No one is, in the strictest sense, “worthy” to receive Holy Communion.

Yet the Lord wished it to be so, and so, he makes us “worthy” in our membership in His Mystical Person by our membership in the Church, by baptism, and, for our part, our dispositions.

We must discern what it is to receive Communion.  Who am I?  What am I doing?  Who is IT?  What is He doing?

In times past, people addressed the problem of their clear unworthiness by only a rare reception of Holy Communion.  And yet it seemed that the Lord desired more for us.  Therefore St. Pius X worked to expand our view of receiving Communion, and the frequency of Communion.

But there is another excess now. Many people – dare I suggest most? – go to Holy Communion without a sense of discernment, or even a second thought.

Here is a thought for a striking point of Mass.  Striking, for we literally strike ourselves, or should.  Augustine speaks of how when the people of Hippo struck their breasts it sounded like thunder in the church.

It is striking also for what it may mean in our dispositions.

From a sermon of Ronald Knox:

[W]hen the priest, just before communion, says the threefold Domine non sum dignus in your name, you should imagine our Lord himself as holding back, keeping you waiting for a little, so as to test your dispositions.  He often did that, didn’t he, before consenting to perform a miracle; ….
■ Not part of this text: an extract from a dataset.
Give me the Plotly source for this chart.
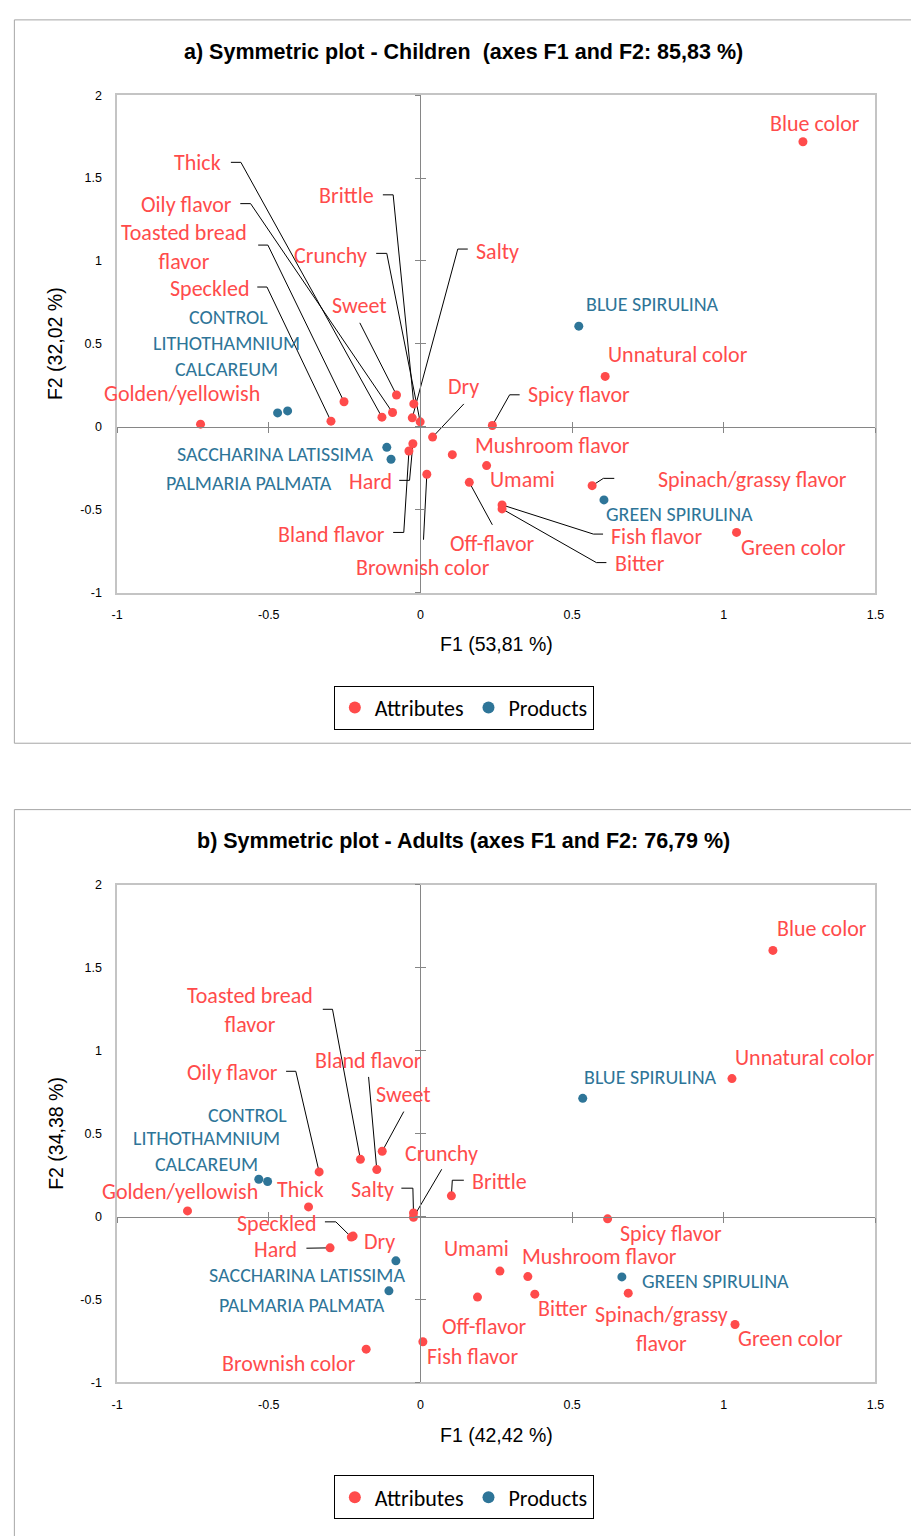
import plotly.graph_objects as go

# ---------------- data ----------------
ATTR = ["Blue color", "Golden/yellowish", "Toasted bread flavor", "Speckled", "Thick",
        "Oily flavor", "Sweet", "Brittle", "Salty", "Crunchy", "Dry", "Hard",
        "Bland flavor", "Brownish color", "Spicy flavor", "Unnatural color",
        "Mushroom flavor", "Umami", "Off-flavor", "Fish flavor", "Bitter",
        "Spinach/grassy flavor", "Green color"]
PROD = ["BLUE SPIRULINA", "GREEN SPIRULINA", "CONTROL", "LITHOTHAMNIUM CALCAREUM",
        "SACCHARINA LATISSIMA", "PALMARIA PALMATA"]

# a) Children
A_ATTR_F1 = [1.261, -0.725, -0.252, -0.295, -0.127, -0.092, -0.079, -0.022, -0.027, -0.001,
             0.040, -0.025, -0.038, 0.021, 0.237, 0.609, 0.105, 0.218, 0.161, 0.269, 0.269,
             0.566, 1.042]
A_ATTR_F2 = [1.719, 0.016, 0.151, 0.034, 0.058, 0.086, 0.192, 0.138, 0.054, 0.030,
             -0.062, -0.102, -0.146, -0.286, 0.008, 0.304, -0.168, -0.234, -0.335, -0.471,
             -0.495, -0.355, -0.637]
A_PROD_F1 = [0.522, 0.605, -0.438, -0.471, -0.111, -0.097]
A_PROD_F2 = [0.607, -0.441, 0.096, 0.084, -0.124, -0.196]

# b) Adults
B_ATTR_F1 = [1.162, -0.768, -0.198, -0.228, -0.369, -0.334, -0.126, 0.102, -0.023, -0.023,
             -0.222, -0.298, -0.144, -0.179, 0.617, 1.027, 0.354, 0.262, 0.188, 0.008, 0.377,
             0.685, 1.037]
B_ATTR_F2 = [1.605, 0.034, 0.345, -0.124, 0.058, 0.269, 0.394, 0.125, 0.022, -0.004,
             -0.118, -0.189, 0.283, -0.800, -0.014, 0.832, -0.362, -0.329, -0.486, -0.755,
             -0.468, -0.462, -0.651]
B_PROD_F1 = [0.535, 0.664, -0.504, -0.533, -0.081, -0.104]
B_PROD_F2 = [0.713, -0.364, 0.211, 0.225, -0.267, -0.448]

TITLE_A = "a) Symmetric plot - Children \u00a0(axes F1 and F2: 85,83 %)"
TITLE_B = "b) Symmetric plot - Adults (axes F1 and F2: 76,79 %)"
XTITLE_A, YTITLE_A = "F1 (53,81 %)", "F2 (32,02 %)"
XTITLE_B, YTITLE_B = "F1 (42,42 %)", "F2 (34,38 %)"

X_TICKS = [-1, -0.5, 0, 0.5, 1, 1.5]
X_TICKTEXT = ["-1", "-0.5", "0", "0.5", "1", "1.5"]
Y_TICKS = [-1, -0.5, 0, 0.5, 1, 1.5, 2]
Y_TICKTEXT = ["-1", "-0.5", "0", "0.5", "1", "1.5", "2"]
X_RANGE = [-1, 1.5]
Y_RANGE = [-1, 2]

# ---------------- label layout (data coords) ----------------
A_ATTR_LX = [1.300, -0.785, -0.778, -0.697, -0.736, -0.772, -0.201, -0.243, 0.253, -0.295,
             0.143, -0.165, -0.292, 0.010, 0.522, 0.850, 0.435, 0.337, 0.237, 0.778, 0.723,
             1.096, 1.229]
A_ATTR_LY = [1.832, 0.198, 1.084, 0.832, 1.593, 1.341, 0.731, 1.395, 1.060, 1.036,
             0.246, -0.329, -0.647, -0.850, 0.192, 0.437, -0.114, -0.317, -0.701, -0.659,
             -0.826, -0.317, -0.725]
A_PROD_LX = [0.765, 0.853, -0.632, -0.639, -0.480, -0.564]
A_PROD_LY = [0.743, -0.527, 0.665, 0.425, -0.162, -0.341]

B_ATTR_LX = [1.323, -0.794, -0.561, -0.473, -0.396, -0.619, -0.055, 0.259, -0.159, 0.071,
             -0.136, -0.477, -0.172, -0.435, 0.827, 1.268, 0.590, 0.185, 0.211, 0.172, 0.470,
             0.794, 1.219]
B_ATTR_LY = [1.738, 0.149, 1.243, -0.042, 0.161, 0.866, 0.735, 0.209, 0.161, 0.382,
             -0.149, -0.197, 0.944, -0.884, -0.102, 0.962, -0.239, -0.191, -0.663, -0.842,
             -0.556, -0.681, -0.735]
B_PROD_LX = [0.759, 0.973, -0.571, -0.704, -0.373, -0.389]
B_PROD_LY = [0.842, -0.388, 0.615, 0.394, -0.352, -0.532]

A_BREAKS = {"Toasted bread flavor": "Toasted bread<br>flavor",
            "LITHOTHAMNIUM CALCAREUM": "LITHOTHAMNIUM<br>CALCAREUM"}
B_BREAKS = {"Toasted bread flavor": "Toasted bread<br>flavor",
            "Spinach/grassy flavor": "Spinach/grassy<br>flavor",
            "LITHOTHAMNIUM CALCAREUM": "LITHOTHAMNIUM<br>CALCAREUM"}

A_LEAD = {
    "Thick": [(-0.625, 1.595), (-0.592, 1.595)],
    "Oily flavor": [(-0.594, 1.346), (-0.560, 1.346)],
    "Toasted bread flavor": [(-0.535, 1.096), (-0.503, 1.096)],
    "Speckled": [(-0.538, 0.843), (-0.506, 0.843)],
    "Brittle": [(-0.124, 1.399), (-0.090, 1.399)],
    "Crunchy": [(-0.146, 1.046), (-0.111, 1.046)],
    "Sweet": [(-0.200, 0.627)],
    "Salty": [(0.156, 1.072), (0.123, 1.072)],
    "Dry": [(0.143, 0.138)],
    "Spicy flavor": [(0.327, 0.193), (0.294, 0.193)],
    "Spinach/grassy flavor": [(0.639, -0.311), (0.603, -0.311)],
    "Fish flavor": [(0.602, -0.647), (0.570, -0.647)],
    "Bitter": [(0.613, -0.819), (0.580, -0.819)],
    "Off-flavor": [(0.237, -0.591)],
    "Brownish color": [(0.010, -0.681)],
    "Bland flavor": [(-0.090, -0.637), (-0.055, -0.637)],
    "Hard": [(-0.070, -0.323), (-0.036, -0.323)],
}
B_LEAD = {
    "Toasted bread flavor": [(-0.322, 1.250), (-0.290, 1.250)],
    "Bland flavor": [(-0.171, 0.842)],
    "Oily flavor": [(-0.443, 0.876), (-0.411, 0.876)],
    "Sweet": [(-0.055, 0.633)],
    "Crunchy": [(0.070, 0.285)],
    "Salty": [(-0.063, 0.171), (-0.025, 0.171)],
    "Brittle": [(0.143, 0.219), (0.105, 0.219)],
    "Speckled": [(-0.315, -0.032), (-0.279, -0.032)],
    "Hard": [(-0.376, -0.191), (-0.338, -0.189)],
}

# ---------------- style / page geometry ----------------
W, H = 911, 1536


def px(x):
    return x / W


def py(y):
    return 1 - y / H


RED = "#FF4B4B"
BLUE = "#2E7598"
LABEL_FONT = "Carlito, Lato, Calibri, sans-serif"
AX_FONT = "Liberation Sans, Arial, sans-serif"
TITLE_FONT = "Liberation Sans Narrow, Arial Narrow, Liberation Sans, Arial, sans-serif"

X_DOM = [px(113), px(884)]
A_YDOM = [py(591), py(89)]
B_YDOM = [py(1388), py(886)]


def zero_pos(dom, rng):
    return dom[0] + (0 - rng[0]) / (rng[1] - rng[0]) * (dom[1] - dom[0])


fig = go.Figure()
annotations = []
layout_axes = {}


def build(idx, ydom, attr_f1, attr_f2, prod_f1, prod_f2, alx, aly, plx, ply,
          breaks, leads, title, xtitle, ytitle, title_y, xt_y, legend_name, legend_y):
    xa = "x" if idx == 1 else "x2"
    ya = "y" if idx == 1 else "y2"
    ox1, ox2 = (3, 4) if idx == 1 else (5, 6)

    # leader lines
    lx, ly = [], []
    for name, pts in leads.items():
        i = ATTR.index(name)
        for (qx, qy) in pts:
            lx.append(qx)
            ly.append(qy)
        lx += [attr_f1[i], None]
        ly += [attr_f2[i], None]
    fig.add_trace(go.Scatter(x=lx, y=ly, mode="lines", xaxis=xa, yaxis=ya,
                             line=dict(color="black", width=1), showlegend=False,
                             hoverinfo="skip"))
    fig.add_trace(go.Scatter(x=attr_f1, y=attr_f2, mode="markers", name="Attributes",
                             text=ATTR, xaxis=xa, yaxis=ya, legend=legend_name,
                             marker=dict(color=RED, size=9)))
    fig.add_trace(go.Scatter(x=prod_f1, y=prod_f2, mode="markers", name="Products",
                             text=PROD, xaxis=xa, yaxis=ya, legend=legend_name,
                             marker=dict(color=BLUE, size=9)))
    # invisible traces to activate overlay axes (zero-line tick marks)
    fig.add_trace(go.Scatter(x=[None], y=[None], xaxis=f"x{ox1}", yaxis=f"y{ox1}",
                             showlegend=False, hoverinfo="skip"))
    fig.add_trace(go.Scatter(x=[None], y=[None], xaxis=f"x{ox2}", yaxis=f"y{ox2}",
                             showlegend=False, hoverinfo="skip"))

    common = dict(showgrid=False, zeroline=False, showline=True, mirror=True,
                  linecolor="#c4c4c4", linewidth=1.5, ticks="", fixedrange=True,
                  tickfont=dict(family=AX_FONT, size=12.5, color="black"))
    xkey = "xaxis" if idx == 1 else "xaxis2"
    ykey = "yaxis" if idx == 1 else "yaxis2"
    layout_axes[xkey] = dict(domain=X_DOM, range=X_RANGE, anchor=ya, tickvals=X_TICKS,
                             ticktext=X_TICKTEXT, ticklabelstandoff=10, **common)
    layout_axes[ykey] = dict(domain=ydom, range=Y_RANGE, anchor=xa, tickvals=Y_TICKS,
                             ticktext=Y_TICKTEXT, ticklabelstandoff=11, **common)

    ypos = zero_pos(ydom, Y_RANGE)
    xpos = zero_pos(X_DOM, X_RANGE)
    for k, tk, line in ((ox1, "outside", True), (ox2, "inside", False)):
        layout_axes[f"xaxis{k}"] = dict(overlaying=xa, anchor="free", position=ypos,
                                        range=X_RANGE, domain=X_DOM, tickvals=X_TICKS,
                                        showticklabels=False, ticks=tk, ticklen=5,
                                        tickcolor="#868686", showline=line,
                                        linecolor="#868686", linewidth=1, showgrid=False,
                                        zeroline=False, fixedrange=True)
        layout_axes[f"yaxis{k}"] = dict(overlaying=ya, anchor="free", position=xpos,
                                        range=Y_RANGE, domain=ydom, tickvals=Y_TICKS,
                                        showticklabels=False, ticks=tk, ticklen=5,
                                        tickcolor="#868686", showline=line,
                                        linecolor="#868686", linewidth=1, showgrid=False,
                                        zeroline=False, fixedrange=True)

    for i, name in enumerate(ATTR):
        annotations.append(dict(x=alx[i], y=aly[i], xref=xa, yref=ya,
                                xanchor="center", yanchor="middle",
                                text=breaks.get(name, name), showarrow=False,
                                font=dict(family=LABEL_FONT, size=22, color=RED)))
    for i, name in enumerate(PROD):
        annotations.append(dict(x=plx[i], y=ply[i], xref=xa, yref=ya,
                                xanchor="center", yanchor="middle",
                                text=breaks.get(name, name), showarrow=False,
                                font=dict(family=LABEL_FONT, size=20, color=BLUE)))

    annotations.append(dict(x=px(465), y=title_y, xref="paper", yref="paper",
                            xanchor="center", yanchor="middle",
                            text=f"<b>{title}</b>", showarrow=False,
                            font=dict(family=TITLE_FONT, size=21.5, color="black")))
    annotations.append(dict(x=px(498.5), y=xt_y, xref="paper", yref="paper",
                            xanchor="center", yanchor="middle",
                            text=xtitle, showarrow=False,
                            font=dict(family=AX_FONT, size=19.5, color="black")))
    annotations.append(dict(x=px(50), y=(ydom[0] + ydom[1]) / 2, xref="paper",
                            yref="paper", xanchor="center", yanchor="middle",
                            text=ytitle, textangle=-90, showarrow=False,
                            font=dict(family=AX_FONT, size=19.5, color="black")))

    layout_axes[legend_name] = dict(x=px(465.5), xanchor="center", y=legend_y,
                                    yanchor="top", orientation="h",
                                    bordercolor="black", borderwidth=1, bgcolor="white",
                                    font=dict(family=LABEL_FONT, size=22, color="black"),
                                    itemsizing="constant")


build(1, A_YDOM, A_ATTR_F1, A_ATTR_F2, A_PROD_F1, A_PROD_F2, A_ATTR_LX, A_ATTR_LY,
      A_PROD_LX, A_PROD_LY, A_BREAKS, A_LEAD, TITLE_A, XTITLE_A, YTITLE_A,
      py(45), py(643), "legend", py(685))
build(2, B_YDOM, B_ATTR_F1, B_ATTR_F2, B_PROD_F1, B_PROD_F2, B_ATTR_LX, B_ATTR_LY,
      B_PROD_LX, B_PROD_LY, B_BREAKS, B_LEAD, TITLE_B, XTITLE_B, YTITLE_B,
      py(842), py(1441), "legend2", py(1482))

shapes = [
    dict(type="rect", xref="paper", yref="paper", x0=px(8.5), x1=1.05,
         y0=py(743), y1=py(13), line=dict(color="#a6a6a6", width=1)),
    dict(type="rect", xref="paper", yref="paper", x0=px(8.5), x1=1.05,
         y0=-0.05, y1=py(810), line=dict(color="#a6a6a6", width=1)),
]

fig.update_layout(width=W, height=H, margin=dict(l=0, r=0, t=0, b=0),
                  paper_bgcolor="white", plot_bgcolor="white",
                  annotations=annotations, shapes=shapes, hovermode="closest",
                  **layout_axes)

fig.write_html("out.html")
But, when I speak of testing our dispositions, do I mean that he looks into our hearts and expets to find his own likeness already there?  Must we already be humble with a humility like his, already be unwearied in his service, already  be perfectly resigned to all the suffereing which may befall us, or be told that we are not fit to receive him?  If I meant that, if I meant that holy communion is a privilege reserved, at least commonly, for an élite of almost perfect souls, then I should be falling back into the error of the Jansenists, and I should be wronging the memory of that great Pope who has just been raised to the altars of the Church.  For whatever else St Pius the Tenth is remembered, he will be remembered for having thrown open the gates of the sanctuary to hesitating and struggling soul; to the unworthy who know themselves to be unworthy.
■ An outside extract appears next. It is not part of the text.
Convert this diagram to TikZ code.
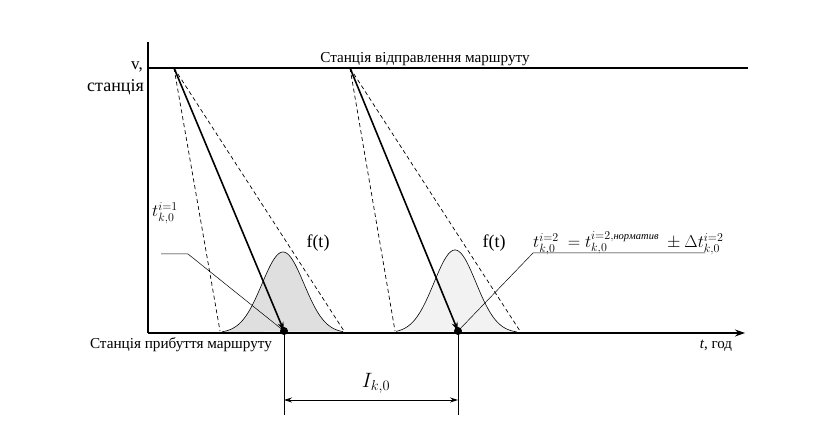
\documentclass[tikz,border=0pt]{standalone}
\usepackage{fontspec}
\setmainfont{Liberation Serif}
\usetikzlibrary{arrows.meta}
\begin{document}
\begin{tikzpicture}[x=1pt,y=-1pt,
  axis/.style={line width=1.1pt},
  route/.style={line width=1.6pt,-{Stealth[length=9pt,width=6pt]}},
  dashline/.style={dash pattern=on 4pt off 3pt,line width=0.7pt},
  pointer/.style={line width=0.5pt},
  lbl/.style={font=\fontsize{15.2}{17}\selectfont,inner sep=0pt},
  dot/.style={circle,fill=black,inner sep=0pt,minimum size=8pt}]
\useasboundingbox (0,0) rectangle (814,427);
% axes
\coordinate (ytop) at (148,42);
\coordinate (o) at (148,333);
\coordinate (xend) at (745,333);
\coordinate (dl) at (148,68);
\coordinate (dr) at (748,68);
% bell curves
\fill[gray!25] plot[domain=222:343,samples=80] (\x,{333-81*exp(-((\x-283)^2)/(2*21^2))}) -- cycle;
\draw[line width=0.6pt] plot[domain=222:343,samples=80] (\x,{333-81*exp(-((\x-283)^2)/(2*21^2))});
\fill[gray!10] plot[domain=396:517,samples=80] (\x,{333-83*exp(-((\x-455)^2)/(2*21^2))}) -- cycle;
\draw[line width=0.6pt] plot[domain=396:517,samples=80] (\x,{333-83*exp(-((\x-455)^2)/(2*21^2))});
\draw[axis] (ytop) -- (o);
\draw[axis,-{Stealth[length=10pt,width=7pt]}] (o) -- (xend);
\draw[line width=1.1pt] (dl) -- (dr);
% route 1
\coordinate (s1) at (174,68);
\node[dot] (a1) at (284,331) {};
\coordinate (l1) at (220,331);
\coordinate (r1) at (344,331);
\draw[dashline] (s1) -- (l1);
\draw[dashline] (s1) -- (r1);
\draw[route] (s1) -- (a1.center);
% route 2
\coordinate (s2) at (350,68);
\node[dot] (a2) at (458,331) {};
\coordinate (l2) at (395,331);
\coordinate (r2) at (520,331);
\draw[dashline] (s2) -- (l2);
\draw[dashline] (s2) -- (r2);
\draw[route] (s2) -- (a2.center);
% pointers
\coordinate (p1a) at (161,254);
\coordinate (p1b) at (188,254);
\draw[pointer] (p1a) -- (p1b) -- (a1.center);
\coordinate (p2a) at (705,253);
\coordinate (p2b) at (533,253);
\draw[pointer] (p2a) -- (p2b) -- (a2.center);
% interval
\coordinate (v1) at (284,415);
\coordinate (v2) at (458,415);
\draw[line width=0.8pt] (a1.center) -- (v1);
\draw[line width=0.8pt] (a2.center) -- (v2);
\coordinate (i1) at (284,400);
\coordinate (i2) at (458,400);
\draw[line width=0.8pt,{Stealth[length=8pt,width=5pt]}-{Stealth[length=8pt,width=5pt]}] (i1) -- (i2);
% labels
\node[lbl] (top) at (425,59) {Станція відправлення маршруту};
\node[lbl] (bot) at (181,345) {Станція прибуття маршруту};
\node[lbl,anchor=east,font=\fontsize{17}{19}\selectfont] (v) at (143,67) {v,};
\node[lbl,anchor=east,font=\fontsize{18}{20}\selectfont] (st) at (144,87) {станція};
\node[lbl,font=\fontsize{15}{17}\selectfont] (tt) at (716,346) {\textit{t}, год};
\node[lbl,font=\fontsize{18}{20}\selectfont] (f1) at (318,243) {f(t)};
\node[lbl,font=\fontsize{18}{20}\selectfont] (f2) at (494,243) {f(t)};
\node[lbl,font=\fontsize{17}{19}\selectfont] (t1) at (165,213) {$t_{k,0}^{i=1}$};
\node[lbl,font=\fontsize{20}{22}\selectfont] (ik) at (376,383) {$I_{k,0}$};
\node[lbl,anchor=west,font=\fontsize{17}{19}\selectfont] (frm) at (533,243) {$t_{k,0}^{i=2}\ =t_{k,0}^{i=2,\mbox{\fontsize{10.5}{12}\selectfont\itshape нopматив}}\ \pm\Delta t_{k,0}^{i=2}$};
\end{tikzpicture}
\end{document}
No, the dispositions I am speaking of are not those which quality us to receive holy communion; we go to holy communion in order that those dispositions may be formed in us.  Only, we must want them to be formed in us.  The trouble, you know, about you and me is not that we aren’t saints, but that we don’t want to be saints.  Lord, I am not worthy, because I am not humble; but I do want to be humble.  Lord, I am not worthy because I am backward and slothful in your service; but I hate my backwardness, I hate my sloth.  Lord, I am not worthy, because I am a bad sufferer;  but how I wish it were otherwise!  Let it be otherwise, Lord; speak the word only, and they servant shall be healed.